Ce crépuscule proche, l'attaquant le vit bien. Grâce notamment à son
entraîneur, Yusuf Şimşek, qui a su lui donner la place et l'importance
escomptées : "J'ai un très bon entraîneur à Antalya. Il faut regarder
cet entraîneur, je pense qu'il va écrire une belle partie de l'histoire
du football." Le technicien n'a également pas manqué d'encenser sa
recrue star et de le choyer alors que son père est gravement malade
actuellement. "On a dans nos rangs Eto'o qui a été l'un des meilleurs
attaquants du monde. À chaque fois qu'il joue pour notre équipe, c'est
un énorme atout", louait le boss des Akrepler, il y a quelques semaines.
Un statut de star au service des autres
La
fin de son immense carrière approchant à grands pas, Samuel Eto'o
profite aussi de cette aventure turque pour penser à l'après. Car depuis
qu'il y a posé ses bagages cet été, il n'endosse pas seulement le
costume de joueur professionnel. C'est un homme en mission qui entend
profiter de son image et du crédit inconditionnel dont il jouit en
Afrique afin de faire entendre des causes qui lui tiennent à cœur. Comme
le lancement, il y a peu, de l'initiative "Yellow Whistler Blower FC"
visant à récolter des fonds pour venir en aide aux victimes des
exactions de l'organisation islamiste et terroriste Boko Haram. "Si
vous voyez un peu l'histoire de ma vie, j'essaie de lutter contre
l'ignorance. Ce qui se passe dans le Nord Cameroun, ce qui se passe au
Nigeria, au Tchad et au Niger, vous voyez qu'on utilise des enfants,
parce qu'il est plus facile de manipuler un enfant qu'un adulte, même si
certains adultes en font partie. (…) Vous avez pu voir quand l'attentat
de Charlie Hebdo s'est produit, nous étions tous attristés, nous avons
apporté notre soutien à ce beau continent qu'est l'Europe. Nos chefs
d'État se sont déplacés en masse pour être auprès de ces frères de
l'autre côté. Mais vous avez pu aussi voir que quand Boko Haram s'est
installé dans la sous-région, nous étions seuls, on ne voyait presque
personne, regrettait-il dans un entretien accordé à BBC Afrique.

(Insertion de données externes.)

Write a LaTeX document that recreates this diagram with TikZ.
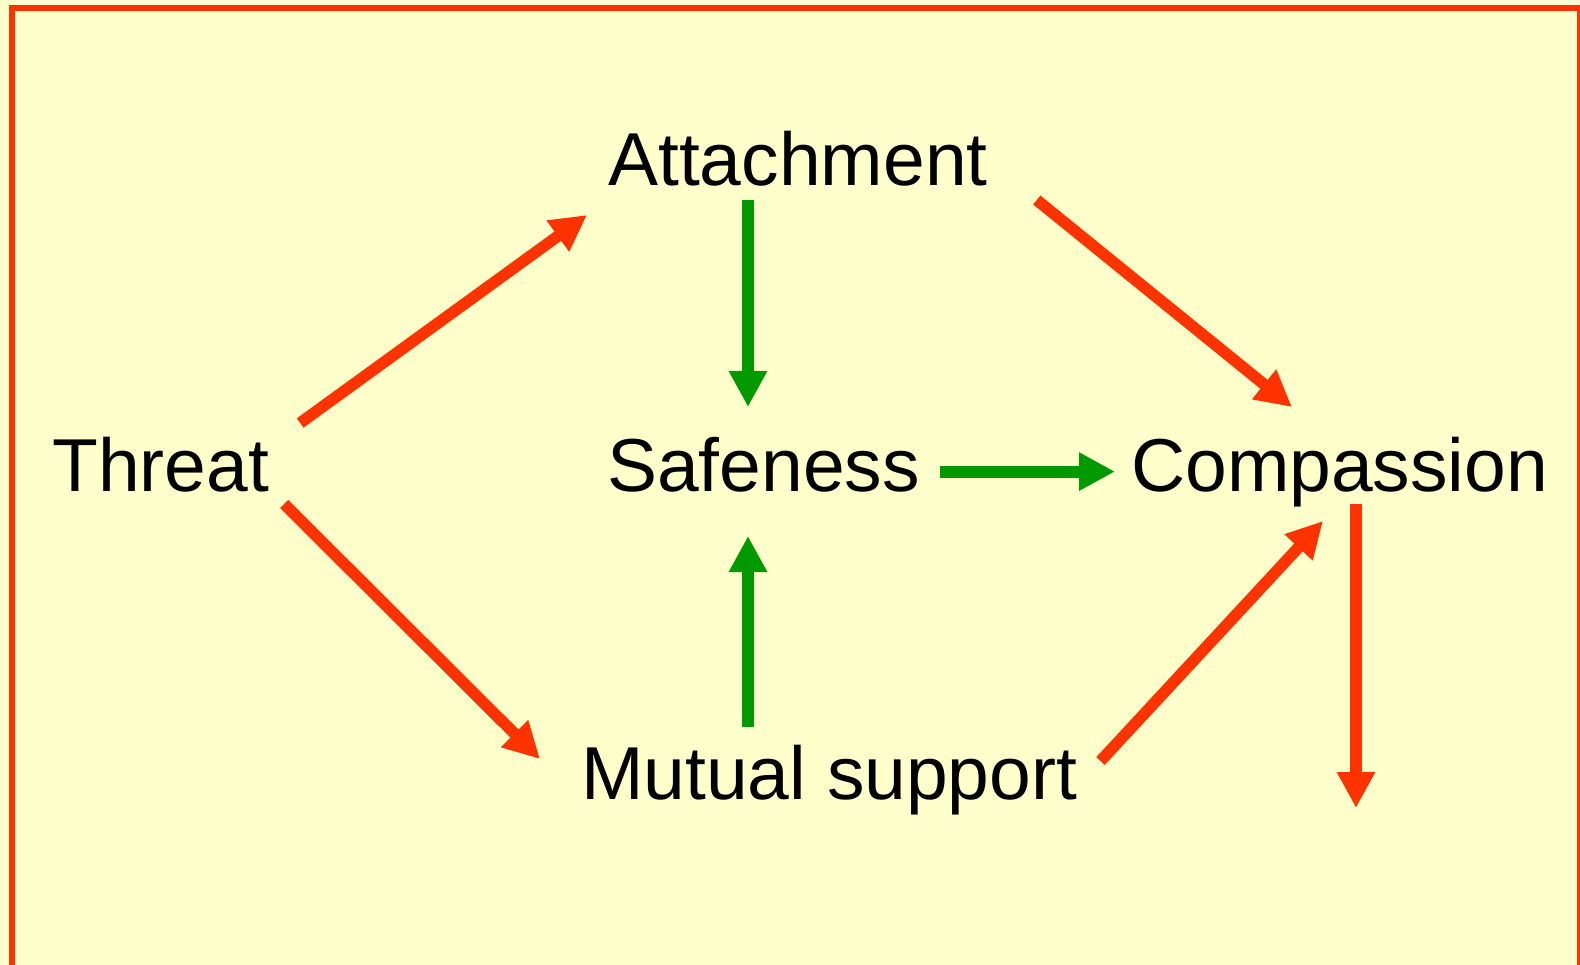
\documentclass[tikz,border=0pt]{standalone}
\usepackage{fontspec}
\setmainfont{Liberation Sans}
\usetikzlibrary{arrows.meta,calc}
\definecolor{paper}{HTML}{FFFFCC}
\definecolor{flame}{HTML}{FF3300}
\definecolor{leaf}{HTML}{009900}
\tikzset{
  label text/.style={anchor=base west,inner sep=0pt,font=\fontsize{75}{90}\selectfont,text=black},
  redarrow/.style={draw=flame,line width=11.5pt,-{Triangle[length=36pt,width=36pt]}},
  greenarrow/.style={draw=leaf,line width=12pt,-{Triangle[length=36pt,width=36pt]}},
}
\begin{document}
\begin{tikzpicture}[x=1pt,y=-1pt]
  \useasboundingbox (0,0) rectangle (1580,965);
  \clip (0,0) rectangle (1580,965);
  \fill[paper] (0,0) rectangle (1580,965);
  \draw[flame,line width=6pt] (12,980) -- (12,8) -- (1580,8) -- (1580,980);

  % concepts
  \node[label text] (thr) at (52,491)  {Threat};
  \node[label text] (att) at (608,186) {Attachment};
  \node[label text] (saf) at (607,491) {Safeness};
  \node[label text] (com) at (1131,491) {Compassion};
  \node[label text] (mut) at (581,799) {Mutual support};
  \coordinate (out) at ($(com.base west)+(225,317)$);

  % threat pathways
  \draw[redarrow] ($(thr.base east)+(31,-68)$) -- ($(att.base west)+(-21,29)$);
  \draw[redarrow] ($(thr.base east)+(15,13)$) -- ($(mut.base west)+(-41,-40)$);

  % routes to safeness
  \draw[greenarrow] ($(att.base west)+(140,14)$) -- ($(saf.base west)+(141,-84)$);
  \draw[greenarrow] ($(mut.base west)+(167,-72)$) -- ($(saf.base west)+(141,45)$);
  \draw[greenarrow] ($(saf.base east)+(20,-19.4)$) -- ($(com.base west)+(-16,-19.4)$);

  % routes to compassion
  \draw[redarrow] ($(att.base east)+(49,14)$) -- ($(com.base west)+(161,-84)$);
  \draw[redarrow] ($(mut.base east)+(23,-38)$) -- ($(com.base west)+(192,30)$);
  \draw[redarrow] ($(com.base west)+(225,13)$) -- (out);
\end{tikzpicture}
\end{document}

Il
y a eu des centaines de morts. Si tous ensemble, nous ne nous y mettons
pas, il est impossible de lutter contre cette barbarie. Je reste
convaincu que l'éducation est l'âme la plus redoutable contre toutes ces
choses. Je suis footballeur, mais je refuse d'être ignorant parce que
je comprends les choses. Et je refuse de voir mon Afrique, notre Afrique
être traitée de la sorte."
En partenariat avec Oxfam et
le Haut-Commissariat aux réfugiés, il a ainsi permis une levée de fonds
estimée à environ 912 000 000 francs CFA. Mais l'action de "Fils"
ne se circonscrit pas à la lutte contre le terrorisme. Début novembre,
il s'est rendu en Sierra Leone et au Ghana dans le cadre d'une campagne
de sensibilisation lancée par la FIFA contre Ebola. Au cours du même
mois, l'ex-Blaugrana et Nerazzurro a même été accueilli en
qualité d'ambassadeur du continent africain à l'ouverture du sommet du
G20 qui se tenait à Antalya. Tant d'implication, tant d'apparitions
publiques qui laissent suggérer qu'Eto'o est voué à embrasser un destin
politique. Un hypothétique avenir qu'il refuse fermement pour le moment :
"Non, non je ne touche pas à la politique. Je ne le souhaite même
pas. Le peu d'amis qu'il me restera si un jour je décide de faire la
politique, qu'ils me fouettent." Mais avec l'enfant de Douala, l'histoire réserve souvent son lot de surprises. Car rien n'est jamais écrit d'avance.